* **Work to do**
Copy out the data exactly, leaving the pictures behind.

•••••

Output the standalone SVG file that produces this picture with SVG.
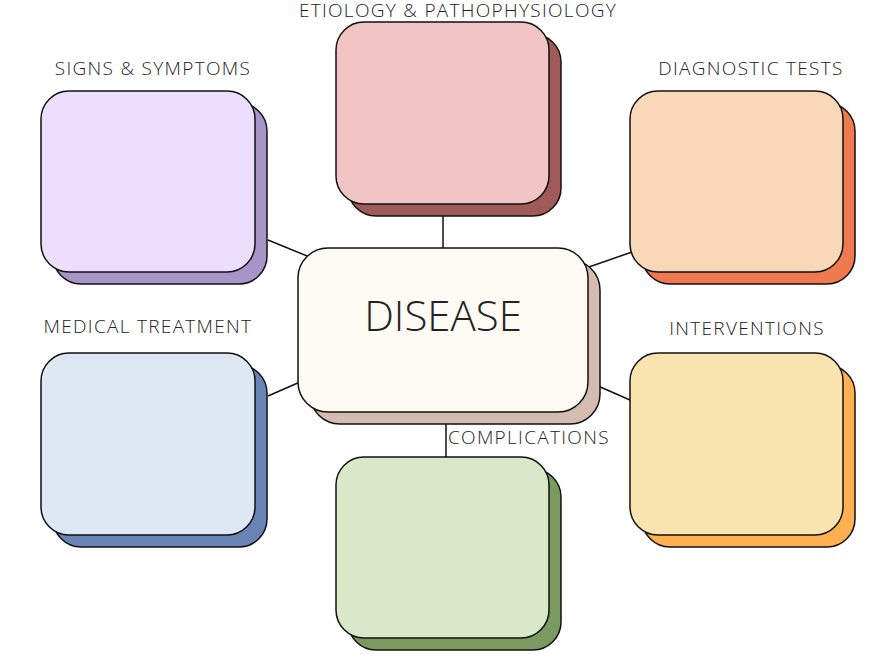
<svg xmlns="http://www.w3.org/2000/svg" width="896" height="672" viewBox="0 0 896 672">
<style>
.f{stroke:#111;stroke-width:1.5}
.l{font-family:"Open Sans","Liberation Sans",sans-serif;font-size:19px;letter-spacing:1.3px;fill:#222;font-weight:300}
</style>
<rect width="896" height="672" fill="#fff"/>
<g id="connectors" stroke="#111" stroke-width="1.5">
<line x1="443" y1="204" x2="443" y2="248"/>
<line x1="268" y1="240" x2="312" y2="258"/>
<line x1="586" y1="268" x2="632" y2="252"/>
<line x1="268" y1="396" x2="300" y2="382"/>
<line x1="598" y1="386" x2="630" y2="400"/>
<line x1="446" y1="424" x2="446" y2="457"/>
</g>
<g id="etiology">
<rect class="f" x="348" y="34" width="213" height="182" rx="28" fill="#a05a5a"/>
<rect class="f" x="336" y="22" width="213" height="182" rx="28" fill="#f2c4c4"/>
<text class="l" x="458" y="17" text-anchor="middle">ETIOLOGY &amp; PATHOPHYSIOLOGY</text>
</g>
<g id="signs">
<rect class="f" x="53" y="103" width="214" height="181" rx="28" fill="#a895c8"/>
<rect class="f" x="41" y="91" width="214" height="181" rx="28" fill="#ebdffd"/>
<text class="l" x="153" y="75" text-anchor="middle">SIGNS &amp; SYMPTOMS</text>
</g>
<g id="diagnostic">
<rect class="f" x="642" y="103" width="213" height="181" rx="28" fill="#ef7a50"/>
<rect class="f" x="630" y="91" width="213" height="181" rx="28" fill="#f8d8b8"/>
<text class="l" x="751" y="75" text-anchor="middle">DIAGNOSTIC TESTS</text>
</g>
<g id="medical">
<rect class="f" x="53" y="365" width="214" height="182" rx="28" fill="#6a85b5"/>
<rect class="f" x="41" y="353" width="214" height="182" rx="28" fill="#dde8f2"/>
<text class="l" x="148" y="333" text-anchor="middle">MEDICAL TREATMENT</text>
</g>
<g id="interventions">
<rect class="f" x="642" y="365" width="213" height="182" rx="28" fill="#ffb050"/>
<rect class="f" x="630" y="353" width="213" height="182" rx="28" fill="#f9e4b0"/>
<text class="l" x="747" y="335" text-anchor="middle">INTERVENTIONS</text>
</g>
<g id="complications">
<rect class="f" x="348" y="469" width="213" height="181" rx="28" fill="#7a9a60"/>
<rect class="f" x="336" y="457" width="213" height="181" rx="28" fill="#d8e8c8"/>
<text class="l" x="448" y="444">COMPLICATIONS</text>
</g>
<g id="disease">
<rect class="f" x="310" y="260" width="290" height="164" rx="30" fill="#d4bcb0"/>
<rect class="f" x="298" y="248" width="290" height="164" rx="30" fill="#fdfbf3"/>
<text x="443" y="331" text-anchor="middle" font-family="Open Sans,Liberation Sans,sans-serif" font-weight="300" font-size="42" fill="#222">DISEASE</text>
</g>
</svg>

•••••

* **Correct output**
Output the standalone SVG file that produces this picture with SVG.
<svg xmlns="http://www.w3.org/2000/svg" width="896" height="672" viewBox="0 0 896 672">
<style>
.f{stroke:#111;stroke-width:1.5}
.l{font-family:"Open Sans","Liberation Sans",sans-serif;font-size:19px;letter-spacing:1.3px;fill:#222;font-weight:300}
</style>
<rect width="896" height="672" fill="#fff"/>
<g id="connectors" stroke="#111" stroke-width="1.5">
<line x1="443" y1="204" x2="443" y2="248"/>
<line x1="268" y1="240" x2="312" y2="258"/>
<line x1="586" y1="268" x2="632" y2="252"/>
<line x1="268" y1="396" x2="300" y2="382"/>
<line x1="598" y1="386" x2="630" y2="400"/>
<line x1="446" y1="424" x2="446" y2="457"/>
</g>
<g id="etiology">
<rect class="f" x="348" y="34" width="213" height="182" rx="28" fill="#a05a5a"/>
<rect class="f" x="336" y="22" width="213" height="182" rx="28" fill="#f2c4c4"/>
<text class="l" x="458" y="17" text-anchor="middle">ETIOLOGY &amp; PATHOPHYSIOLOGY</text>
</g>
<g id="signs">
<rect class="f" x="53" y="103" width="214" height="181" rx="28" fill="#a895c8"/>
<rect class="f" x="41" y="91" width="214" height="181" rx="28" fill="#ebdffd"/>
<text class="l" x="153" y="75" text-anchor="middle">SIGNS &amp; SYMPTOMS</text>
</g>
<g id="diagnostic">
<rect class="f" x="642" y="103" width="213" height="181" rx="28" fill="#ef7a50"/>
<rect class="f" x="630" y="91" width="213" height="181" rx="28" fill="#f8d8b8"/>
<text class="l" x="751" y="75" text-anchor="middle">DIAGNOSTIC TESTS</text>
</g>
<g id="medical">
<rect class="f" x="53" y="365" width="214" height="182" rx="28" fill="#6a85b5"/>
<rect class="f" x="41" y="353" width="214" height="182" rx="28" fill="#dde8f2"/>
<text class="l" x="148" y="333" text-anchor="middle">MEDICAL TREATMENT</text>
</g>
<g id="interventions">
<rect class="f" x="642" y="365" width="213" height="182" rx="28" fill="#ffb050"/>
<rect class="f" x="630" y="353" width="213" height="182" rx="28" fill="#f9e4b0"/>
<text class="l" x="747" y="335" text-anchor="middle">INTERVENTIONS</text>
</g>
<g id="complications">
<rect class="f" x="348" y="469" width="213" height="181" rx="28" fill="#7a9a60"/>
<rect class="f" x="336" y="457" width="213" height="181" rx="28" fill="#d8e8c8"/>
<text class="l" x="448" y="444">COMPLICATIONS</text>
</g>
<g id="disease">
<rect class="f" x="310" y="260" width="290" height="164" rx="30" fill="#d4bcb0"/>
<rect class="f" x="298" y="248" width="290" height="164" rx="30" fill="#fdfbf3"/>
<text x="443" y="331" text-anchor="middle" font-family="Open Sans,Liberation Sans,sans-serif" font-weight="300" font-size="42" fill="#222">DISEASE</text>
</g>
</svg>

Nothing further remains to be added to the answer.